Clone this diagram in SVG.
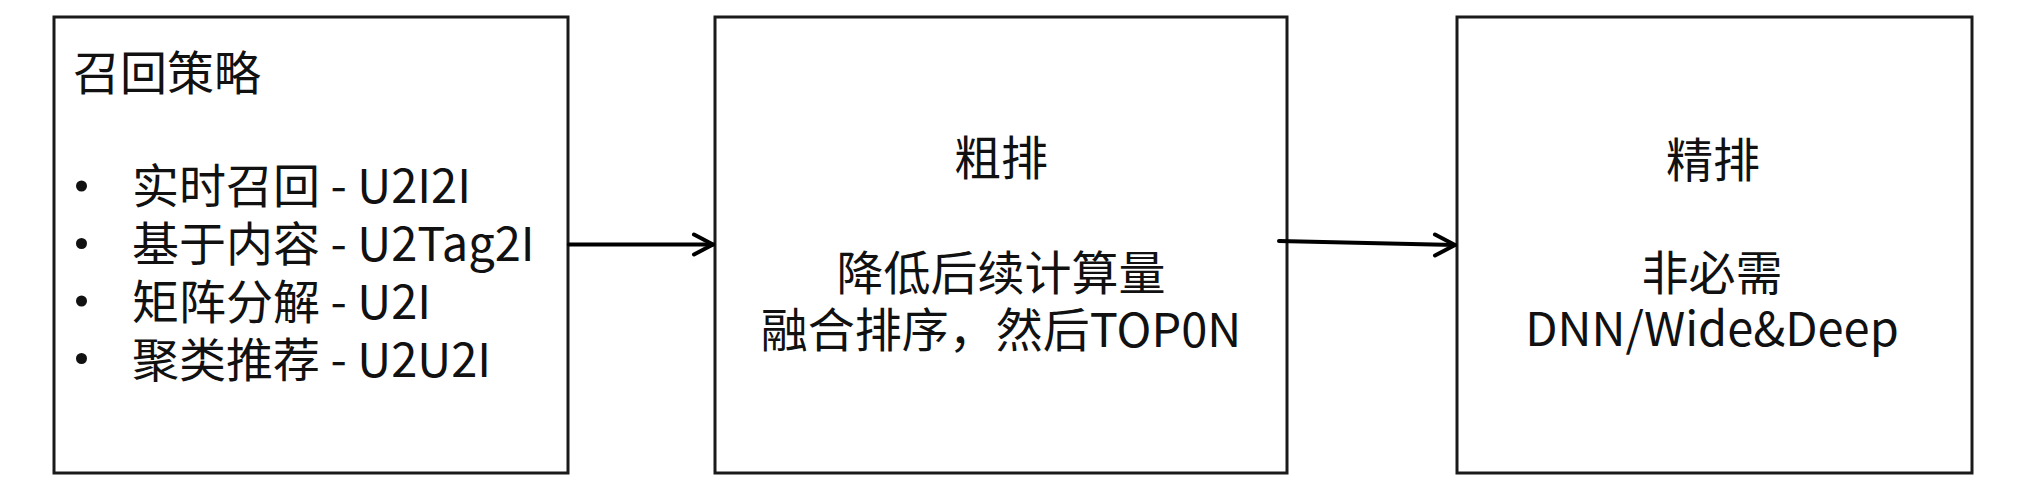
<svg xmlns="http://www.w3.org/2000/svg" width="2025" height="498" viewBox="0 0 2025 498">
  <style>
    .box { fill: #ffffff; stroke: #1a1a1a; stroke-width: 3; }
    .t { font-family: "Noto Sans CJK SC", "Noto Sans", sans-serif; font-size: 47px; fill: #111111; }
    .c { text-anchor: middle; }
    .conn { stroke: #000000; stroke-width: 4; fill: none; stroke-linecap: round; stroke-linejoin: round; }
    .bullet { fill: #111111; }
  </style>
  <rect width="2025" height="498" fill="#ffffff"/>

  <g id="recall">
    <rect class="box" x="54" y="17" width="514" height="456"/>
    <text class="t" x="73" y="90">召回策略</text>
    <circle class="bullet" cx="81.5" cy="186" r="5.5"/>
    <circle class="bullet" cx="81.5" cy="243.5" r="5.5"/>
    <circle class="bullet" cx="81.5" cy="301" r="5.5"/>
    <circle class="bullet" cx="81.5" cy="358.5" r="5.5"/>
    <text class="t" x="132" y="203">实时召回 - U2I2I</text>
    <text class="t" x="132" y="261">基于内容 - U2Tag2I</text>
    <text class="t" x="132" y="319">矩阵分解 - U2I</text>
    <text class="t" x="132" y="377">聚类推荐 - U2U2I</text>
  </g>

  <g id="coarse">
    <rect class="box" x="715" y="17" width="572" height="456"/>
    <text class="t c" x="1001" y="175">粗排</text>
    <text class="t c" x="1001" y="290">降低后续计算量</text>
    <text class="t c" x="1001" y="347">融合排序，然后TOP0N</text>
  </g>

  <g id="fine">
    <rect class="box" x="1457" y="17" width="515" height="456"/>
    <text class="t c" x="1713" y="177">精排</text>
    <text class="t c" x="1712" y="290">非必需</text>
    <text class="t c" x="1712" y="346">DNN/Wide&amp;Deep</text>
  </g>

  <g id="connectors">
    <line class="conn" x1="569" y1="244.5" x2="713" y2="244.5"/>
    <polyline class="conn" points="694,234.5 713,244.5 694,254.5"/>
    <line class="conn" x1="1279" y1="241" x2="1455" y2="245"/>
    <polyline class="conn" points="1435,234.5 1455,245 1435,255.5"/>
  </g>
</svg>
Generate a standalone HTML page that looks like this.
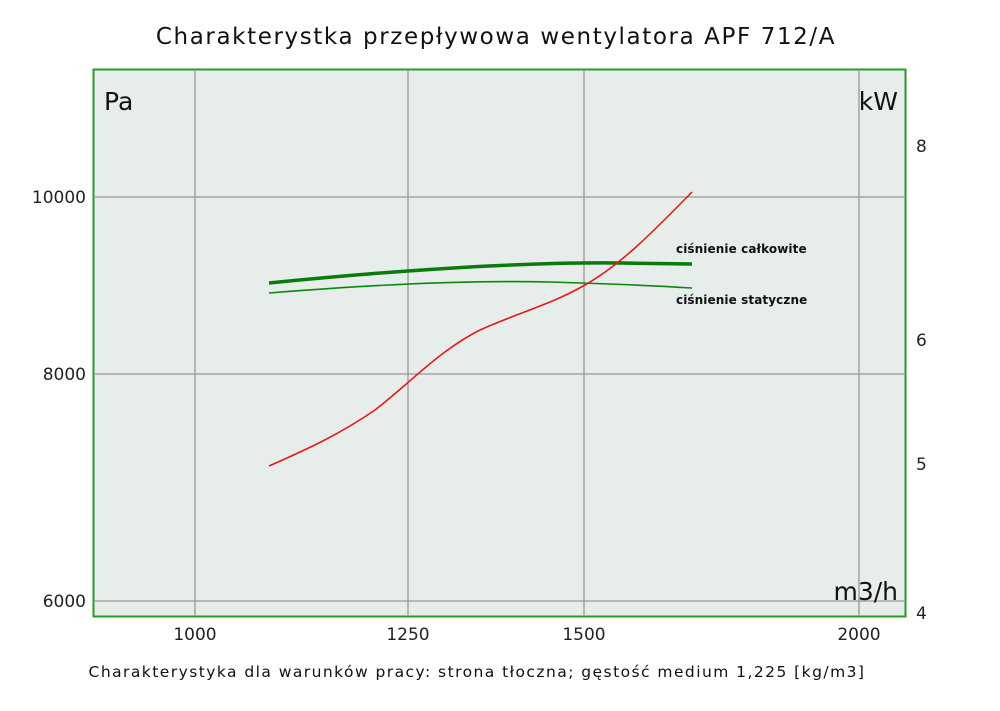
# # # # # # #
Task prompt: Copy out all the entries exactly. Images stay out of the copy.

Task output:
Clone this diagram in SVG.
<svg xmlns="http://www.w3.org/2000/svg" width="2025" height="498" viewBox="0 0 2025 498">
  <style>
    .box { fill: #ffffff; stroke: #1a1a1a; stroke-width: 3; }
    .t { font-family: "Noto Sans CJK SC", "Noto Sans", sans-serif; font-size: 47px; fill: #111111; }
    .c { text-anchor: middle; }
    .conn { stroke: #000000; stroke-width: 4; fill: none; stroke-linecap: round; stroke-linejoin: round; }
    .bullet { fill: #111111; }
  </style>
  <rect width="2025" height="498" fill="#ffffff"/>

  <g id="recall">
    <rect class="box" x="54" y="17" width="514" height="456"/>
    <text class="t" x="73" y="90">召回策略</text>
    <circle class="bullet" cx="81.5" cy="186" r="5.5"/>
    <circle class="bullet" cx="81.5" cy="243.5" r="5.5"/>
    <circle class="bullet" cx="81.5" cy="301" r="5.5"/>
    <circle class="bullet" cx="81.5" cy="358.5" r="5.5"/>
    <text class="t" x="132" y="203">实时召回 - U2I2I</text>
    <text class="t" x="132" y="261">基于内容 - U2Tag2I</text>
    <text class="t" x="132" y="319">矩阵分解 - U2I</text>
    <text class="t" x="132" y="377">聚类推荐 - U2U2I</text>
  </g>

  <g id="coarse">
    <rect class="box" x="715" y="17" width="572" height="456"/>
    <text class="t c" x="1001" y="175">粗排</text>
    <text class="t c" x="1001" y="290">降低后续计算量</text>
    <text class="t c" x="1001" y="347">融合排序，然后TOP0N</text>
  </g>

  <g id="fine">
    <rect class="box" x="1457" y="17" width="515" height="456"/>
    <text class="t c" x="1713" y="177">精排</text>
    <text class="t c" x="1712" y="290">非必需</text>
    <text class="t c" x="1712" y="346">DNN/Wide&amp;Deep</text>
  </g>

  <g id="connectors">
    <line class="conn" x1="569" y1="244.5" x2="713" y2="244.5"/>
    <polyline class="conn" points="694,234.5 713,244.5 694,254.5"/>
    <line class="conn" x1="1279" y1="241" x2="1455" y2="245"/>
    <polyline class="conn" points="1435,234.5 1455,245 1435,255.5"/>
  </g>
</svg>
Generate a standalone HTML page that looks like this.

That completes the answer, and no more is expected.